2) Abad Pertengahan (500-1500) pengarang sebagai pencipta kedua, penarang sebagai semata-mata meniru Maha Pencipta.
3) Abad Renaissance (1400-1700) pengarang sebagai creator mulai dihargai.
4) Abad ke-18-19 pengarang sebagai creator yang otonom, seniman mendewakan diri, di Indonesia tampak pada masa Pujangga Baru.
5) Abad ke-20 pangarang disembunyikan di balik fokalisasi, penarang tersirat, bahkan pengarang dianggap sebagai anonimis.
            Dilihat dari segi tanggung jawabnya, tugas ilmuwan dan seniman pada dasarnya sama, yaitu membawa manusia pada tingkat kehidupan yang lebih baik, sebagai tanggung jawab moral. Terdapat perbedaan hubungan antara ilmuwan dengan hasil temuannya dibandingkan dengan hubungan antara pengarang dengan hasil karyanya. Sebagai subjek creator, kondisi pengarang dalam memberikan arti terhadap karya yang dihasilkannya juga dipermasalahkan. Dengan mengintroduksi pendapat Hirch, Juhl (1980: 27) membedakan antara arti (meaning) dan makna (significance). Arti adalah nilai sebagaimana dimaksudkan oleh pengarang, sedangkan makna adalah nilai sebagaimana dihasilkan oleh pembaca. Arti karya sastra hanya satu, yang disebut sebagai pesan penulis, tidak ambigu, sedangkan makna tergantung pada situasi pembaca.
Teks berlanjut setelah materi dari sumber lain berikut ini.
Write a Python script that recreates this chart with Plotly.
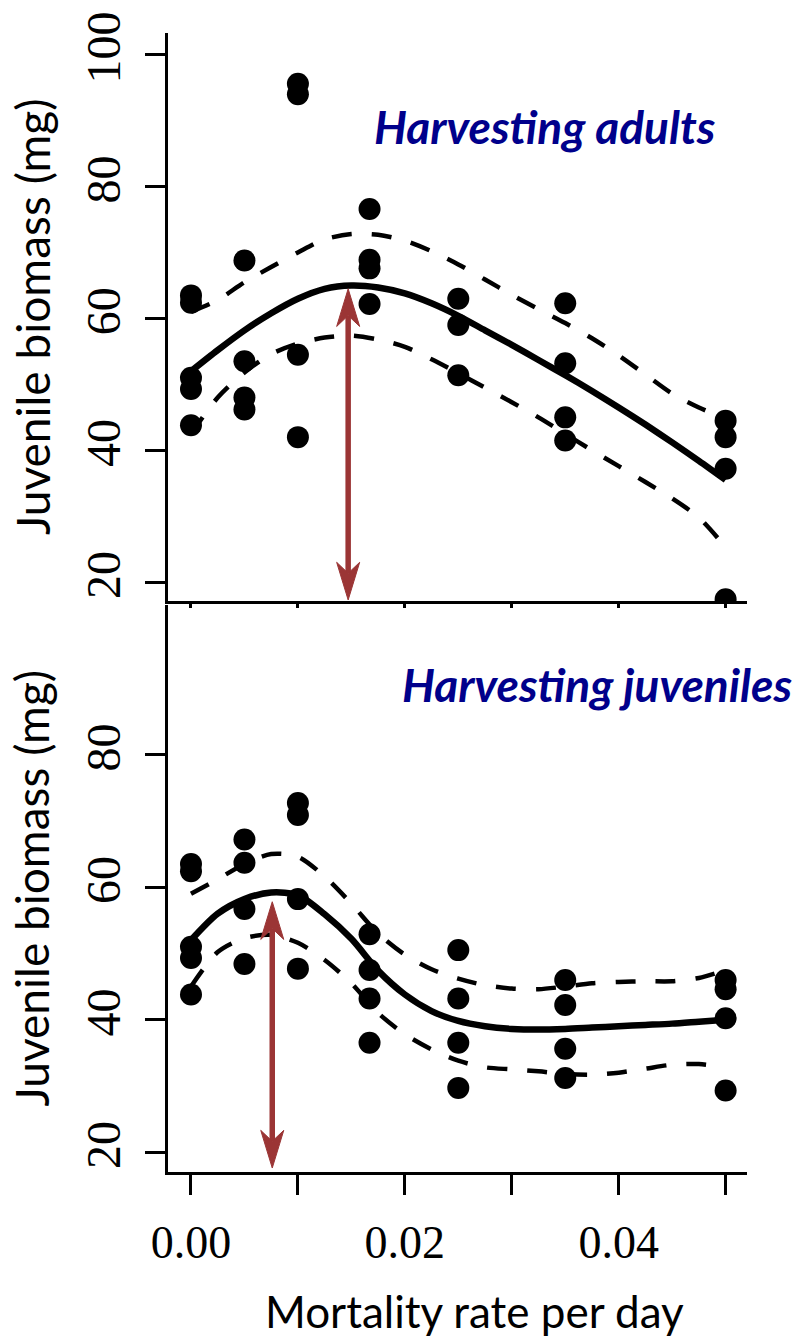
import plotly.graph_objects as go

# ---------------- data ----------------
# Mortality treatments (per day) for the observed replicates
dose_0 = 0.0
dose_1 = 0.005
dose_2 = 0.01
dose_3 = 0.0167
dose_4 = 0.025
dose_5 = 0.035
dose_6 = 0.05

# Harvesting adults: juvenile biomass (mg) per replicate
adult_x = [dose_0] * 5 + [dose_1] * 4 + [dose_2] * 4 + [dose_3] * 4 + [dose_4] * 3 + [dose_5] * 4 + [dose_6] * 4
adult_y = [63.5, 62.4, 51.0, 49.3, 43.8,
           68.8, 53.5, 48.0, 46.2,
           95.6, 94.0, 54.5, 42.0,
           76.6, 68.9, 67.6, 62.2,
           63.0, 59.0, 51.4,
           62.3, 53.2, 45.0, 41.5,
           44.5, 42.0, 37.2, 17.4]

# Harvesting juveniles: juvenile biomass (mg) per replicate
juv_x = [dose_0] * 5 + [dose_1] * 4 + [dose_2] * 4 + [dose_3] * 4 + [dose_4] * 4 + [dose_5] * 4 + [dose_6] * 4
juv_y = [63.5, 62.4, 51.0, 49.3, 43.8,
         67.2, 63.7, 56.7, 48.4,
         72.7, 70.9, 58.2, 47.7,
         52.9, 47.5, 43.2, 36.5,
         50.5, 43.2, 36.5, 29.7,
         46.0, 42.2, 35.6, 31.2,
         46.0, 44.6, 40.2, 29.3]

# Fitted curves and confidence bands, sampled along mortality rate
fit_x = [0.0, 0.0025, 0.005, 0.0075, 0.01, 0.0125, 0.015, 0.0175, 0.02, 0.0225, 0.025,
         0.0275, 0.03, 0.0325, 0.035, 0.0375, 0.04, 0.0425, 0.045, 0.0475, 0.05]

adult_fit = [52.0, 55.2, 58.2, 60.8, 63.0, 64.5, 65.0, 64.7, 63.8, 62.3, 60.4,
             58.2, 56.0, 53.7, 51.4, 49.0, 46.5, 43.9, 41.2, 38.4, 35.5]
adult_upper = [61.0, 62.8, 65.5, 67.8, 70.0, 72.0, 72.8, 72.7, 71.8, 70.2, 68.2,
               65.9, 63.6, 61.4, 59.3, 57.0, 54.4, 51.5, 48.6, 46.5, 44.8]
adult_lower = [42.5, 48.0, 51.8, 54.6, 56.2, 57.1, 57.4, 56.8, 55.7, 53.8, 51.7,
               49.5, 47.3, 45.0, 42.5, 40.0, 37.6, 35.2, 32.7, 29.8, 25.3]

juv_fit = [52.0, 56.0, 58.2, 59.2, 58.8, 55.9, 52.2, 47.4, 43.8, 41.3, 39.8,
           39.0, 38.6, 38.5, 38.6, 38.8, 39.0, 39.2, 39.4, 39.7, 40.0]
juv_upper = [59.0, 61.2, 63.5, 65.0, 64.6, 61.6, 57.5, 53.0, 49.8, 47.6, 46.2,
             45.2, 44.7, 44.6, 45.0, 45.5, 45.7, 45.8, 45.8, 46.3, 47.5]
juv_lower = [45.0, 50.2, 52.3, 52.8, 51.6, 49.0, 45.5, 41.0, 37.8, 35.5, 33.8,
             32.8, 32.5, 32.2, 31.8, 31.7, 32.0, 32.6, 33.2, 33.3, 32.8]

# Mortality rate giving the maximum juvenile biomass (arrow position, top, bottom)
adult_peak = (0.0147, 64.5, 17.3)
juv_peak = (0.0076, 57.8, 17.6)

x_tick_vals = [0.0, 0.01, 0.02, 0.03, 0.04, 0.05]
x_tick_text = ["0.00", "", "0.02", "", "0.04", ""]
top_y_ticks = [20, 40, 60, 80, 100]
bottom_y_ticks = [20, 40, 60, 80]

panel_labels = ["Harvesting adults", "Harvesting juveniles"]
y_title = "Juvenile biomass (mg)"
x_title = "Mortality rate per day"

# ---------------- layout constants ----------------
W, H = 808, 1340
ML, MR, MT, MB = 168, 61, 23, 168
X_RANGE = [-0.00215, 0.0520]
TOP_RANGE = [17.14, 103.3]
BOT_RANGE = [17.0, 102.6]
TOP_DOMAIN = [0.5013, 1.0]
BOT_DOMAIN = [0.0, 0.4978]

ARROW_RED = "#9B3535"
TITLE_BLUE = "#00008B"

plot_w = W - ML - MR
plot_h = H - MT - MB

fig = go.Figure()


def add_panel(px, py, fx, fit, up, lo, xa, ya):
    for band in (up, lo):
        fig.add_trace(go.Scatter(x=fx, y=band, mode="lines", xaxis=xa, yaxis=ya,
                                 line=dict(color="black", width=4.5, dash="20px,20px",
                                           shape="spline", smoothing=0.8),
                                 showlegend=False, hoverinfo="skip"))
    fig.add_trace(go.Scatter(x=fx, y=fit, mode="lines", xaxis=xa, yaxis=ya,
                             line=dict(color="black", width=6.5, shape="spline", smoothing=0.8),
                             showlegend=False, hoverinfo="skip"))
    fig.add_trace(go.Scatter(x=px, y=py, mode="markers", xaxis=xa, yaxis=ya,
                             marker=dict(color="black", size=22, line=dict(width=0)),
                             showlegend=False))


add_panel(adult_x, adult_y, fit_x, adult_fit, adult_upper, adult_lower, "x", "y")
add_panel(juv_x, juv_y, fit_x, juv_fit, juv_upper, juv_lower, "x2", "y2")


def double_arrow(peak, xref, yref, yrange, domain):
    """Vertical double-headed arrow with barbed heads, sized in pixels."""
    x, y_top, y_bot = peak
    panel_px = (domain[1] - domain[0]) * plot_h
    ppx = plot_w / (X_RANGE[1] - X_RANGE[0])
    ppy = panel_px / (yrange[1] - yrange[0])
    hw = 11.5 / ppx
    hl = 38 / ppy
    notch = 27 / ppy
    shapes = [
        dict(type="line", xref=xref, yref=yref, x0=x, x1=x,
             y0=y_top - notch, y1=y_bot + notch,
             line=dict(color=ARROW_RED, width=5.5), layer="above"),
        dict(type="path", xref=xref, yref=yref, layer="above",
             path=f"M{x},{y_top} L{x + hw},{y_top - hl} L{x},{y_top - notch} L{x - hw},{y_top - hl} Z",
             fillcolor=ARROW_RED, line=dict(color=ARROW_RED, width=1)),
        dict(type="path", xref=xref, yref=yref, layer="above",
             path=f"M{x},{y_bot} L{x + hw},{y_bot + hl} L{x},{y_bot + notch} L{x - hw},{y_bot + hl} Z",
             fillcolor=ARROW_RED, line=dict(color=ARROW_RED, width=1)),
    ]
    return shapes


shapes = double_arrow(adult_peak, "x", "y", TOP_RANGE, TOP_DOMAIN) + \
    double_arrow(juv_peak, "x2", "y2", BOT_RANGE, BOT_DOMAIN)

axis_common = dict(showline=True, linewidth=3, linecolor="black", showgrid=False,
                   zeroline=False, ticks="outside", tickwidth=3, tickcolor="black")
serif_x = dict(family="Liberation Serif", size=46, color="black")
serif_y = dict(family="Liberation Serif", size=48, color="black")

annotations = [
    dict(text=f"<b><i>{panel_labels[0]}</i></b>", xref="x domain", yref="y domain",
         x=0.651, y=0.835, xanchor="center", yanchor="middle", showarrow=False,
         font=dict(family="Lato", size=46, color=TITLE_BLUE)),
    dict(text=f"<b><i>{panel_labels[1]}</i></b>", xref="x2 domain", yref="y2 domain",
         x=0.741, y=0.86, xanchor="center", yanchor="middle", showarrow=False,
         font=dict(family="Lato", size=46, color=TITLE_BLUE)),
    dict(text=y_title, xref="paper", yref="y domain", x=(32 - ML) / plot_w, y=0.5,
         xanchor="center", yanchor="middle", textangle=-90, showarrow=False,
         font=dict(family="Lato", size=46, color="black")),
    dict(text=y_title, xref="paper", yref="y2 domain", x=(32 - ML) / plot_w, y=0.5,
         xanchor="center", yanchor="middle", textangle=-90, showarrow=False,
         font=dict(family="Lato", size=46, color="black")),
    dict(text=x_title, xref="paper", yref="paper", x=(474 - ML) / plot_w,
         y=-(1312 - (H - MB)) / plot_h, xanchor="center", yanchor="middle", showarrow=False,
         font=dict(family="Lato", size=44, color="black")),
]

fig.update_layout(
    width=W, height=H,
    margin=dict(l=ML, r=MR, t=MT, b=MB, pad=0),
    paper_bgcolor="white", plot_bgcolor="white",
    showlegend=False,
    xaxis=dict(**axis_common, domain=[0, 1], range=X_RANGE, anchor="y",
               tickvals=x_tick_vals, ticklen=4, showticklabels=False),
    xaxis2=dict(**axis_common, domain=[0, 1], range=X_RANGE, anchor="y2",
                tickvals=x_tick_vals, ticktext=x_tick_text, ticklen=20,
                tickfont=serif_x, ticklabelstandoff=8),
    yaxis=dict(**axis_common, domain=TOP_DOMAIN, range=TOP_RANGE, anchor="x",
               tickvals=top_y_ticks, ticklen=20, tickangle=-90, tickfont=serif_y,
               ticklabelstandoff=6),
    yaxis2=dict(**axis_common, domain=BOT_DOMAIN, range=BOT_RANGE, anchor="x2",
                tickvals=bottom_y_ticks, ticklen=20, tickangle=-90, tickfont=serif_y,
                ticklabelstandoff=6),
    shapes=shapes,
    annotations=annotations,
)

fig.write_html("out.html")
Anonimitas sastra lama memiliki implikasi lain. Cerita bias diceritakan kembali, bahkan dimiliki oleh orang lain, sebab penceritaan kembali merupakan karya sastra baru. Atas dasar anonimitaslah suatu cerita dapat menyebar secara cepat dan luas, atas dasar anonimitas juga karya sastra dapat dinikmati secara intens sebab setiap karya adalah sekaligus milik pengarang dan pendengar.
Peranan pendidikan dalam mengarang disebabkan karena aktivitas mengarang disebabkan karena aktivitas mengarang harus disertai dengan ketrampilan menulis, jadi, dilakukan setelah usia dewasa. Ciri khas dunia karang-mengarang terletak pada kemampuan berbahasa sebab sebagai medium karya sastra, berbeda dengan medium karya seni yang lain, seperti seni lukis dan seni rupa, termasuk seni suara, dalam bahasa telah terkandung problematika yang sangat rumit.